MOOCs are meant to deliver cheap, accessible education to people worldwide, but it has been reported that the large online education platform initially founded by two Stanford professors, Coursera, has been blocking access to students in Syria and Iran. The for-profit MOOC operator recently released a statement explaining the block.
“Under [US export control regulations], certain aspects of Coursera’s course offerings are considered services and are therefore subject to restrictions in sanctioned countries, with the exception of Syria,” the statement says.
Export control regulations in regards to MOOCs, a relatively new enterprise, were unclear. Recently the U.S Department of State and Office of Foreign Assets Control alerted Coursera that it was in fact not in compliance and therefore “we instituted a restriction in compliance with current export controls to ensure that our business remains in good standing with the law,” the company stated.
Although Coursera was able to restore full access to students in Syria, it remains blocked in Sudan, Iran and Cuba.
For countries that fall under current US sanctions and regulations, when students try to access the site in attempts to access its free content they will be faced with the following from Coursera:
“Our system indicates that you are attempting to access the Coursera site from an IP address associated with a country currently subject to U.S. economic and trade sanctions. In order for Coursera to comply with U.S. export controls, we cannot allow you access to the site.”
“This is really bad for us,” says Ahmad Sufian Bayram, the MENA Connector for French collaborative consumption network OuiShare and lead organizer of the upcoming startup Damascus, he has also written on how collaborative consumption could solve a myriad of problems in the Arab world. Thanks to the current conflict, “most people cannot go to universities, and cannot take extra courses, so we look to free online courses to make up the difference. We rely on these courses for knowledge, to learn how to become entrepreneurs,” he explains.
Nina Curley of Wamda writes that since its launch in 2012, Coursera has grown to involve over 100 institutional partners in 19 countries, providing courses from 700 professors to around 5.5 million students. Its mission “to change the world by educating millions of people by offering classes from top universities and professors online for free,” is now argued to be in conflict due its denial of access to certain students, costing it a universal presence.

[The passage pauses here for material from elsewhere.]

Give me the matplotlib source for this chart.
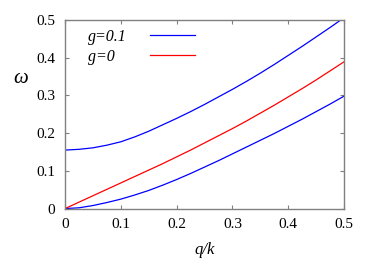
import matplotlib
matplotlib.use('Agg')
import matplotlib.pyplot as plt

q = [0.0, 0.025, 0.05, 0.075, 0.1, 0.125, 0.15, 0.175, 0.2, 0.225, 0.25,
     0.275, 0.3, 0.325, 0.35, 0.375, 0.4, 0.425, 0.45, 0.475, 0.5]

# g=0.1 : two branches
w_g01_upper = [0.155, 0.157, 0.161, 0.168, 0.177, 0.190, 0.205, 0.222, 0.239, 0.257, 0.276,
               0.296, 0.316, 0.337, 0.359, 0.382, 0.406, 0.430, 0.455, 0.480, 0.506]
w_g01_lower = [0.0, 0.002, 0.008, 0.016, 0.025, 0.036, 0.048, 0.062, 0.077, 0.093, 0.110,
               0.127, 0.145, 0.163, 0.181, 0.199, 0.218, 0.237, 0.257, 0.277, 0.298]

# g=0
w_g0 = [0.0, 0.017, 0.034, 0.051, 0.068, 0.085, 0.102, 0.119, 0.137, 0.155, 0.174,
        0.193, 0.212, 0.232, 0.253, 0.274, 0.296, 0.318, 0.341, 0.365, 0.389]

xticks = [0, 0.1, 0.2, 0.3, 0.4, 0.5]
yticks = [0, 0.1, 0.2, 0.3, 0.4, 0.5]
tick_labels = ['0', '0.1', '0.2', '0.3', '0.4', '0.5']

plt.rcParams['font.family'] = ['Liberation Serif', 'DejaVu Serif']
plt.rcParams['mathtext.fontset'] = 'custom'
plt.rcParams['mathtext.it'] = 'Liberation Serif:italic'
plt.rcParams['mathtext.rm'] = 'Liberation Serif'

fig = plt.figure(figsize=(3.74, 2.62), dpi=100)
ax = fig.add_axes([0.174, 0.204, 0.746, 0.72])

ax.plot(q, w_g01_upper, color='#0000ff', lw=0.9, label='g=0.1')
ax.plot(q, w_g01_lower, color='#0000ff', lw=0.9)
ax.plot(q, w_g0, color='#ff0000', lw=0.9, label='g=0   ')

ax.set_xlim(0, 0.5)
ax.set_ylim(0, 0.5)
ax.set_xticks(xticks)
ax.set_xticklabels(tick_labels)
ax.set_yticks(yticks)
ax.set_yticklabels(tick_labels)

for s in ax.spines.values():
    s.set_color('#808080')
    s.set_linewidth(1.0)
ax.tick_params(direction='in', length=3, width=0.8, color='#808080',
               labelsize=11, top=True, right=True, pad=7)

ax.set_xlabel('q/k', fontsize=12, style='italic', labelpad=8)
ax.set_ylabel(r'$\omega$', fontsize=15, rotation=0, labelpad=14)
ax.yaxis.set_label_coords(-0.16, 0.64)

leg = ax.legend(loc='upper left', bbox_to_anchor=(0.082, 0.952), frameon=False,
                markerfirst=False, handlelength=2.8, handletextpad=1.45,
                labelspacing=0.25, borderpad=0, borderaxespad=0,
                prop={'style': 'italic', 'size': 11.5})

fig.savefig('out.png', dpi=100)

Coursera now rivals its competitor Udacity, which must also comply with US sanctions and deny access to certain countries, in that it offers students the option to obtain a certificate in “specializations” or themed tracks of closely connected courses by paying $250 upwards to $500 USD.
Since its boost this past November in raising money from $16 million to $63 million, the company is now trying to find a sustainable business model. It currently has a revenue share model where it grants 6 to 15% of revenue and 20% of profits to universities for courses taught by their professors. To offer real university credit to its students that seek it, the company must show that students will pay, and losing out on a potential profit window may hinder that goal.
As of right now, it is unlikely that for-profit MOOCs such as Coursera and Udacity will be able to be as universal as their founders originally wanted, but with the use of VPN’s (Virtual Private Networks) and the small offering of non-for-profit MOOC edX, students may still have a chance of continuing their education.